Your goal> Pull every line holding the string "this" from the records below.

Recorded information>
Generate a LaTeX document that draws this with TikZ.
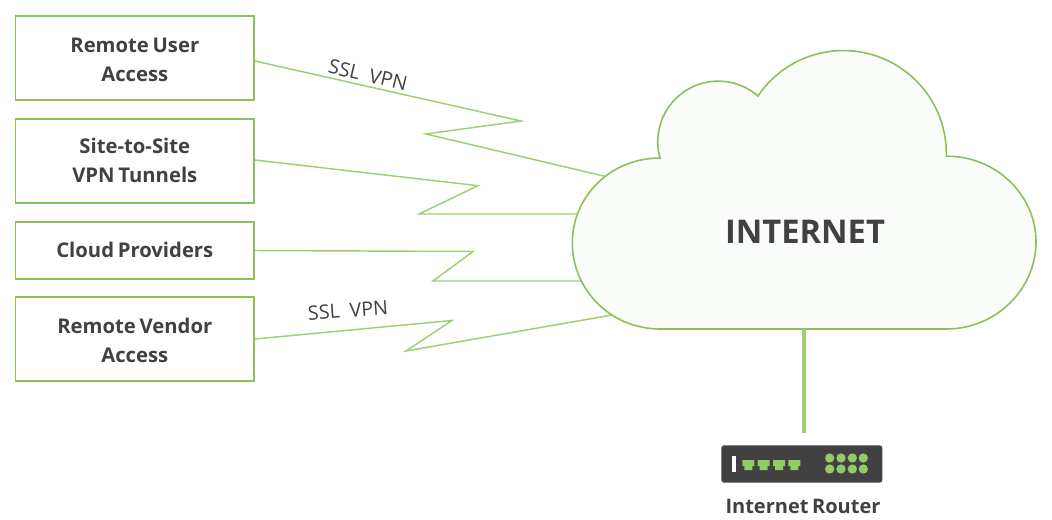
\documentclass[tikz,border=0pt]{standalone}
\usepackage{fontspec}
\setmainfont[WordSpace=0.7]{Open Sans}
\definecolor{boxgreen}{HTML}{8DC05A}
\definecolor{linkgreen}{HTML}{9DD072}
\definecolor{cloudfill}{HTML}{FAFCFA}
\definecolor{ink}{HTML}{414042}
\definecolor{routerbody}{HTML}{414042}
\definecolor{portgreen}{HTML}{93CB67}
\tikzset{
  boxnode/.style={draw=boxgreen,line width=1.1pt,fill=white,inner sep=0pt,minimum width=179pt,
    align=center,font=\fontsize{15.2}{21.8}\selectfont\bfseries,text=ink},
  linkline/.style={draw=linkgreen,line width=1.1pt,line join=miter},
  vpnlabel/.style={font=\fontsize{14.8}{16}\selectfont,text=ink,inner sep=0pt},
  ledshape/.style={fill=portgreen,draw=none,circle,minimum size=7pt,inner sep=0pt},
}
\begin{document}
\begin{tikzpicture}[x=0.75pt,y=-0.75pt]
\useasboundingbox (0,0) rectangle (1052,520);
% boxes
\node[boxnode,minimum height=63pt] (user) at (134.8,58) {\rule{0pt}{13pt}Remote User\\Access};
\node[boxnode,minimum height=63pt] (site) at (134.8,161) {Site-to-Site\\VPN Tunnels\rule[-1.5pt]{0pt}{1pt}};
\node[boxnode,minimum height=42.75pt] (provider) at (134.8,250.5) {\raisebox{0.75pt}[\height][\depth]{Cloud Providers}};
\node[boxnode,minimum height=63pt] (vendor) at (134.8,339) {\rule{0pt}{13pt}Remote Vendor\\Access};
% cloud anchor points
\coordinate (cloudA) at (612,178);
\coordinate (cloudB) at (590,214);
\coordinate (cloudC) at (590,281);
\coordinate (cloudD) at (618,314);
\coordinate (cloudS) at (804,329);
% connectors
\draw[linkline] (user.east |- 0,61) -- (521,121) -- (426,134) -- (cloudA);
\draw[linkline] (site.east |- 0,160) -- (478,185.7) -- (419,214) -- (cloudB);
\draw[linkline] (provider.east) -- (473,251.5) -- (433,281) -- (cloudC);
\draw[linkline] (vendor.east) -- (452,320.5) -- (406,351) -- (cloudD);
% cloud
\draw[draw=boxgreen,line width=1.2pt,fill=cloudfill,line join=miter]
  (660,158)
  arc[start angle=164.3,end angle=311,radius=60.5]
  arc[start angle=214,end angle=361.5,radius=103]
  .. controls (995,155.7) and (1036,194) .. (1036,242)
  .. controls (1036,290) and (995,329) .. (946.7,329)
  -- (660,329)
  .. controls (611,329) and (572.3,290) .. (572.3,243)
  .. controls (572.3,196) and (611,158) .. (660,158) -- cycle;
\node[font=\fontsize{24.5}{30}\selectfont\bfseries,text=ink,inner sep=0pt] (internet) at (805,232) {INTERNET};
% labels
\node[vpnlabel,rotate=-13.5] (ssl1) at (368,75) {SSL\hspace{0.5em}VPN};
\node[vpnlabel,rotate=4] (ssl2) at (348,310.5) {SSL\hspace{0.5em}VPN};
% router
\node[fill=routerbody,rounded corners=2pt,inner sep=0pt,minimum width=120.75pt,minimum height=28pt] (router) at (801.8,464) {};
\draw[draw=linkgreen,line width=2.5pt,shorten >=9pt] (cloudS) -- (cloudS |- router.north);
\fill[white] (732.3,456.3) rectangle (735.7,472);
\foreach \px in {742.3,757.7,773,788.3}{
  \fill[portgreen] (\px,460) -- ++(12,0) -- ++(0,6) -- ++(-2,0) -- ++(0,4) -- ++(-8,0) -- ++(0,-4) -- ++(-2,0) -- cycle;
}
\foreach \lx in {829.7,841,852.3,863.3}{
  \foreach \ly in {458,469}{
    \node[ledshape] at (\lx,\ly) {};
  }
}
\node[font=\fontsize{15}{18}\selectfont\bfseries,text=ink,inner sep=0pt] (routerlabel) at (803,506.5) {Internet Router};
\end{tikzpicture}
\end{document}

...

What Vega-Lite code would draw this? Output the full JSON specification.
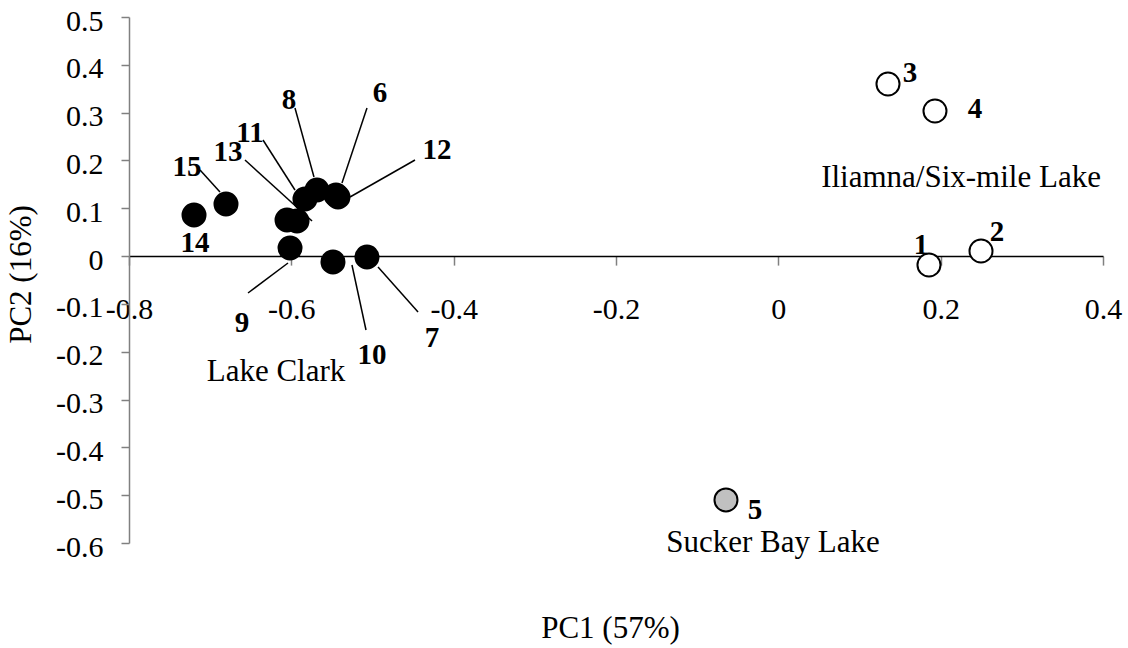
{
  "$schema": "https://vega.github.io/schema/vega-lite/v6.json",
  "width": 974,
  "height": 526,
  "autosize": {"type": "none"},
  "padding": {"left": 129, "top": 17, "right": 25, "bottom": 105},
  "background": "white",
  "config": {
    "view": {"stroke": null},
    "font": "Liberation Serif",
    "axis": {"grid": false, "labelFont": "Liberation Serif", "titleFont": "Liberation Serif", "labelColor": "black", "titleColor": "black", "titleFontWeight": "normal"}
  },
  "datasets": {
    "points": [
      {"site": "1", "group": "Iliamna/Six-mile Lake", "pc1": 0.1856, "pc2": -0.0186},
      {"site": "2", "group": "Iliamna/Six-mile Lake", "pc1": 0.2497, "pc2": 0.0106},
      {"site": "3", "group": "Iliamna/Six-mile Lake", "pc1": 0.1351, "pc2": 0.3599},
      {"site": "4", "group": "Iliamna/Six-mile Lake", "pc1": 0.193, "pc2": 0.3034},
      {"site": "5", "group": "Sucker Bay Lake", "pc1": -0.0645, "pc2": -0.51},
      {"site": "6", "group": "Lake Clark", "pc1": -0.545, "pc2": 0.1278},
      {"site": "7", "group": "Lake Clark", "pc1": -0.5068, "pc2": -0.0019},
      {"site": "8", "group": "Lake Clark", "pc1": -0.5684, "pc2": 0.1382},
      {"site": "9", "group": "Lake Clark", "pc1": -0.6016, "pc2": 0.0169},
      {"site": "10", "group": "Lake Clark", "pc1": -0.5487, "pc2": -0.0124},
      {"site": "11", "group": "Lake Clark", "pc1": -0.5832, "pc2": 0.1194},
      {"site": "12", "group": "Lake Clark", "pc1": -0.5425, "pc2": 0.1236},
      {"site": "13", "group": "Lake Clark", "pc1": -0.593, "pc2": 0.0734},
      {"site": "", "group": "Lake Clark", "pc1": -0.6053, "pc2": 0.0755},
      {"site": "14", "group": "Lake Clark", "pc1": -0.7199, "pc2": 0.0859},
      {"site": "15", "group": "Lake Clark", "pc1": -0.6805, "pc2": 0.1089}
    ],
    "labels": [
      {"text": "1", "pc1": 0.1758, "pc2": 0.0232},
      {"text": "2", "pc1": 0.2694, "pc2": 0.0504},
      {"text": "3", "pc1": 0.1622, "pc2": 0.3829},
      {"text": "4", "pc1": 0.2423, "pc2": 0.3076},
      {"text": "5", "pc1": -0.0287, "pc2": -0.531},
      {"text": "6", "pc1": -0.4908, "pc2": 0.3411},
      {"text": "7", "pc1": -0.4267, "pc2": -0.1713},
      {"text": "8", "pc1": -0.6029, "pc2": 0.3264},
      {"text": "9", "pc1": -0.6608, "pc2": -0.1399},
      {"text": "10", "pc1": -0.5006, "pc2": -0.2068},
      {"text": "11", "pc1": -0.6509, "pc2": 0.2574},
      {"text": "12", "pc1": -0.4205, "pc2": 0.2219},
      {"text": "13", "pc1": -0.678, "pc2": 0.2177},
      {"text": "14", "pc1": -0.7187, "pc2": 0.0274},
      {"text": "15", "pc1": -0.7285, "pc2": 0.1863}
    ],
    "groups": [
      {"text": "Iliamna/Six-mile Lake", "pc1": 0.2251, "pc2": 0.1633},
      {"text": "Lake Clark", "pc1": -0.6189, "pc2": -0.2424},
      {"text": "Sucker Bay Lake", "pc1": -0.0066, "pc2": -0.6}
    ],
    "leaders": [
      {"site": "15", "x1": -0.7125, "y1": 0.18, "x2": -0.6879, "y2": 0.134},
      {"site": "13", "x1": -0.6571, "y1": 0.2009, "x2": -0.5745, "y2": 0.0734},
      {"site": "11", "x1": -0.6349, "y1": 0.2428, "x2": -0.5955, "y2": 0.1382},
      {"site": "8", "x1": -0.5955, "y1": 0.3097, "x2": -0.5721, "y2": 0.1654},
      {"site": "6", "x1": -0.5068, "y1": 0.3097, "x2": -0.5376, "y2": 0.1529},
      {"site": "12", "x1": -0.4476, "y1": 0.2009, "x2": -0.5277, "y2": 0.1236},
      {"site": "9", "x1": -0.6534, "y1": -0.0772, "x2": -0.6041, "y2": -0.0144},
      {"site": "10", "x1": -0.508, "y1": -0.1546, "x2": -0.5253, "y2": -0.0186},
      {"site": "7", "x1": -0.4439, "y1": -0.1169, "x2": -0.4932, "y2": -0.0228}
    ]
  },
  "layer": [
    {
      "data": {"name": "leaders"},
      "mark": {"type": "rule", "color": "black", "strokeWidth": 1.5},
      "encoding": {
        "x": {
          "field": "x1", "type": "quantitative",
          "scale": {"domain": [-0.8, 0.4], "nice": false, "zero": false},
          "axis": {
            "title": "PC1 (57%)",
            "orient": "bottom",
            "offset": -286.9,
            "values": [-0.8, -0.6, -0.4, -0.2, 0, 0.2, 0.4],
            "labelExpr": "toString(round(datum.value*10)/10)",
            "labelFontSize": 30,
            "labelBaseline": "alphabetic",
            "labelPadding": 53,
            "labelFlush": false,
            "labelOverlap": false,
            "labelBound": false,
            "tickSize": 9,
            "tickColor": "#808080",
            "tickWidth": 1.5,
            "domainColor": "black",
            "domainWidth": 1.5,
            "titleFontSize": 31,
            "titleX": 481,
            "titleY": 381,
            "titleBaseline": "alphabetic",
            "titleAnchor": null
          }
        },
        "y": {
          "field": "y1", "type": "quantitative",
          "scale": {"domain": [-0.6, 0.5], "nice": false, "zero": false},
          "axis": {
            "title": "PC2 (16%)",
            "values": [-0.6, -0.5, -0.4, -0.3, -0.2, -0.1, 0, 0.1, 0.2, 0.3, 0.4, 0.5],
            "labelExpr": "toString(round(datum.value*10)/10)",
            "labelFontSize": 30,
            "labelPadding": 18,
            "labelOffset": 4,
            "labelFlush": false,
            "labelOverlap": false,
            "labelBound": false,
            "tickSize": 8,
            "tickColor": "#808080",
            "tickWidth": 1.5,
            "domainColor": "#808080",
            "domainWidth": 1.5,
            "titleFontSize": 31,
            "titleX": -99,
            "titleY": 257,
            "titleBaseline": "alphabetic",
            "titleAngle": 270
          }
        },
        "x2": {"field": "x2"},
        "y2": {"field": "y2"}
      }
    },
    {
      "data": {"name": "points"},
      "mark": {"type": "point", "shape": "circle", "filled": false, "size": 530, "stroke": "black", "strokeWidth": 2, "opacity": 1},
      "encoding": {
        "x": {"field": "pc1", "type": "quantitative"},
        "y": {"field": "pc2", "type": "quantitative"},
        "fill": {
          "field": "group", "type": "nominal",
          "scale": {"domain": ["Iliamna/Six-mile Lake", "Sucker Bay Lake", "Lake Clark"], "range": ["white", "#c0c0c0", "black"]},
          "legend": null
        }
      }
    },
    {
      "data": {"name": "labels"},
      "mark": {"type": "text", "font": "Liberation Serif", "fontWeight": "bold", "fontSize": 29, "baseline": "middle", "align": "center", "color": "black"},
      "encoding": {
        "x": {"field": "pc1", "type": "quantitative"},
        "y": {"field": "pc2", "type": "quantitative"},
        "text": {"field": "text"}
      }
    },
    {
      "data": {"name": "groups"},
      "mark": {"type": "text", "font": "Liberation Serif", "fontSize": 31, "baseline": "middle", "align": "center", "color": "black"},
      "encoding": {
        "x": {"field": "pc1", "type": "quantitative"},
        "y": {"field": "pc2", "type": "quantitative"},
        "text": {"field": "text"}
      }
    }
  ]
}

==

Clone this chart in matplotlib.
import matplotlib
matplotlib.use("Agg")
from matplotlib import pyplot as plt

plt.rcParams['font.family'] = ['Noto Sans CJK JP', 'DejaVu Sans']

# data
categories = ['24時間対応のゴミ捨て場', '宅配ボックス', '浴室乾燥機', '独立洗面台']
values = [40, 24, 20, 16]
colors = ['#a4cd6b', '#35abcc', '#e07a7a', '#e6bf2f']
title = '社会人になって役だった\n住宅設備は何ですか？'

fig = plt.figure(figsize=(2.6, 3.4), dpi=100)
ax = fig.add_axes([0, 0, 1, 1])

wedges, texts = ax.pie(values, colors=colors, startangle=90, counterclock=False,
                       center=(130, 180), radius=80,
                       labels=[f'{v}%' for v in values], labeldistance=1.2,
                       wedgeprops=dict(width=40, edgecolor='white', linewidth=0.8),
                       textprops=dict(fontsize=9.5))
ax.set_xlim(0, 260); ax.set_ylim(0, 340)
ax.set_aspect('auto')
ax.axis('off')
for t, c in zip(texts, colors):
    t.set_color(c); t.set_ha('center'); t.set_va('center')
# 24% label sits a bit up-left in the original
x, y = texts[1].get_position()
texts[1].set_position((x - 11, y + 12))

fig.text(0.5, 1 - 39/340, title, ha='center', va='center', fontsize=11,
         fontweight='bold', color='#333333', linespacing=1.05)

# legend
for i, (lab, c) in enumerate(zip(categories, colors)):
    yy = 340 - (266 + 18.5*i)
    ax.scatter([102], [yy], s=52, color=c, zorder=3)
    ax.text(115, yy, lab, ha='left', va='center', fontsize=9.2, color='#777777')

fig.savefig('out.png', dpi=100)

Task answer>
Generate a LaTeX document that draws this with TikZ.
What Vega-Lite code would draw this? Output the full JSON specification.
Clone this chart in matplotlib.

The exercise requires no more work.